▸ **TO BE DONE**
Print all of the lines exactly. Any picture among them stays out.
___ DATASET SECTION
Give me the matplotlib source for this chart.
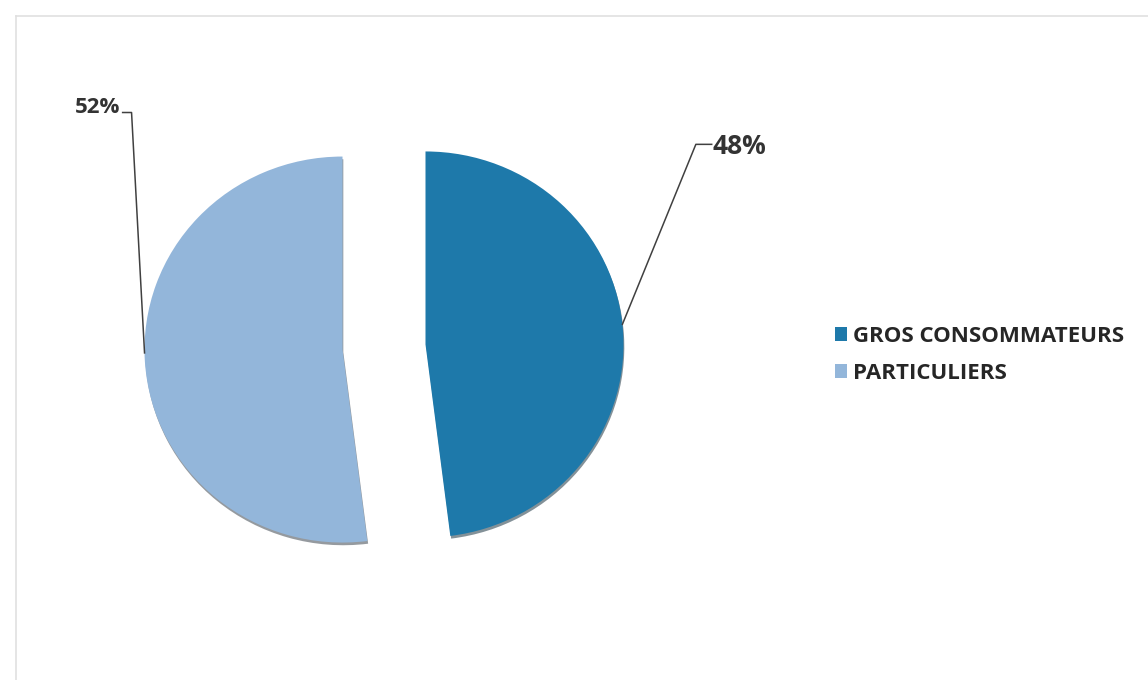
import numpy as np
import matplotlib.pyplot as plt
from matplotlib.lines import Line2D

categories = ["GROS CONSOMMATEURS", "PARTICULIERS"]
shares = [48, 52]
colors = ["#1e79aa", "#93b6da"]

W, H = 1148, 680
fig = plt.figure(figsize=(W / 100, H / 100), dpi=100)
fig.patch.set_facecolor("white")

# light frame of the pasted chart
fig.add_artist(Line2D([16 / W, 16 / W], [0, 1 - 16 / H], color="#e0e0e0", lw=1.2))
fig.add_artist(Line2D([16 / W, 1], [1 - 16 / H, 1 - 16 / H], color="#e0e0e0", lw=1.2))

# pie axes: centre ~ (384, 347) px, scanned pie is a little wider than tall
rx, ry = 198, 193
lim = 1.3
ax = fig.add_axes([(384 - lim * rx) / W, (H - 347 - lim * ry) / H,
                   2 * lim * rx / W, 2 * lim * ry / H])
ax.axis("off")

wedges, _ = ax.pie(shares, colors=colors, startangle=90, counterclock=False,
                   explode=(0.21, 0.21), radius=1.0,
                   shadow={"ox": 0.003, "oy": -0.01, "shade": 0.7},
                   wedgeprops=dict(linewidth=0))
ax.set_xlim(-lim, lim)
ax.set_ylim(-lim, lim)
ax.set_aspect("auto")

lab_font = ["Open Sans", "DejaVu Sans"]

# 48% label, leader from right edge of the dark slice
w = wedges[0]
cx, cy = w.center
a = np.deg2rad(6)
p0 = (cx + w.r * np.cos(a), cy + w.r * np.sin(a))
elbow = (1.575, 1.05)
ax.plot([p0[0], elbow[0], elbow[0] + 0.08], [p0[1], elbow[1], elbow[1]],
        color="#404040", lw=1.1, clip_on=False)
ax.text(elbow[0] + 0.085, elbow[1] - 0.01, f"{shares[0]}%", ha="left", va="center",
        fontsize=19, fontweight="bold", color="#333333", family=lab_font)

# 52% label, leader from left edge of the light slice
w = wedges[1]
cx, cy = w.center
a = np.deg2rad(181)
p1 = (cx + w.r * np.cos(a), cy + w.r * np.sin(a))
elbow = (-1.275, 1.215)
ax.plot([p1[0], elbow[0], elbow[0] - 0.045], [p1[1], elbow[1], elbow[1]],
        color="#404040", lw=1.1, clip_on=False)
ax.text(elbow[0] - 0.055, elbow[1] + 0.025, f"{shares[1]}%", ha="right", va="center",
        fontsize=16, fontweight="bold", color="#333333", family=lab_font)

leg = fig.legend(wedges, categories, loc="center left",
                 bbox_to_anchor=(815 / W, 1 - 355 / H), frameon=False,
                 handlelength=0.55, handleheight=0.55, handletextpad=0.25,
                 labelspacing=0.72,
                 prop=dict(family=lab_font, weight="bold", size=16))
for t in leg.get_texts():
    t.set_color("#262626")

fig.savefig("out.png", dpi=100, facecolor="white")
______
▸ **SOLUTION TO THIS PROBLEM**
Give me the matplotlib source for this chart.
import numpy as np
import matplotlib.pyplot as plt
from matplotlib.lines import Line2D

categories = ["GROS CONSOMMATEURS", "PARTICULIERS"]
shares = [48, 52]
colors = ["#1e79aa", "#93b6da"]

W, H = 1148, 680
fig = plt.figure(figsize=(W / 100, H / 100), dpi=100)
fig.patch.set_facecolor("white")

# light frame of the pasted chart
fig.add_artist(Line2D([16 / W, 16 / W], [0, 1 - 16 / H], color="#e0e0e0", lw=1.2))
fig.add_artist(Line2D([16 / W, 1], [1 - 16 / H, 1 - 16 / H], color="#e0e0e0", lw=1.2))

# pie axes: centre ~ (384, 347) px, scanned pie is a little wider than tall
rx, ry = 198, 193
lim = 1.3
ax = fig.add_axes([(384 - lim * rx) / W, (H - 347 - lim * ry) / H,
                   2 * lim * rx / W, 2 * lim * ry / H])
ax.axis("off")

wedges, _ = ax.pie(shares, colors=colors, startangle=90, counterclock=False,
                   explode=(0.21, 0.21), radius=1.0,
                   shadow={"ox": 0.003, "oy": -0.01, "shade": 0.7},
                   wedgeprops=dict(linewidth=0))
ax.set_xlim(-lim, lim)
ax.set_ylim(-lim, lim)
ax.set_aspect("auto")

lab_font = ["Open Sans", "DejaVu Sans"]

# 48% label, leader from right edge of the dark slice
w = wedges[0]
cx, cy = w.center
a = np.deg2rad(6)
p0 = (cx + w.r * np.cos(a), cy + w.r * np.sin(a))
elbow = (1.575, 1.05)
ax.plot([p0[0], elbow[0], elbow[0] + 0.08], [p0[1], elbow[1], elbow[1]],
        color="#404040", lw=1.1, clip_on=False)
ax.text(elbow[0] + 0.085, elbow[1] - 0.01, f"{shares[0]}%", ha="left", va="center",
        fontsize=19, fontweight="bold", color="#333333", family=lab_font)

# 52% label, leader from left edge of the light slice
w = wedges[1]
cx, cy = w.center
a = np.deg2rad(181)
p1 = (cx + w.r * np.cos(a), cy + w.r * np.sin(a))
elbow = (-1.275, 1.215)
ax.plot([p1[0], elbow[0], elbow[0] - 0.045], [p1[1], elbow[1], elbow[1]],
        color="#404040", lw=1.1, clip_on=False)
ax.text(elbow[0] - 0.055, elbow[1] + 0.025, f"{shares[1]}%", ha="right", va="center",
        fontsize=16, fontweight="bold", color="#333333", family=lab_font)

leg = fig.legend(wedges, categories, loc="center left",
                 bbox_to_anchor=(815 / W, 1 - 355 / H), frameon=False,
                 handlelength=0.55, handleheight=0.55, handletextpad=0.25,
                 labelspacing=0.72,
                 prop=dict(family=lab_font, weight="bold", size=16))
for t in leg.get_texts():
    t.set_color("#262626")

fig.savefig("out.png", dpi=100, facecolor="white")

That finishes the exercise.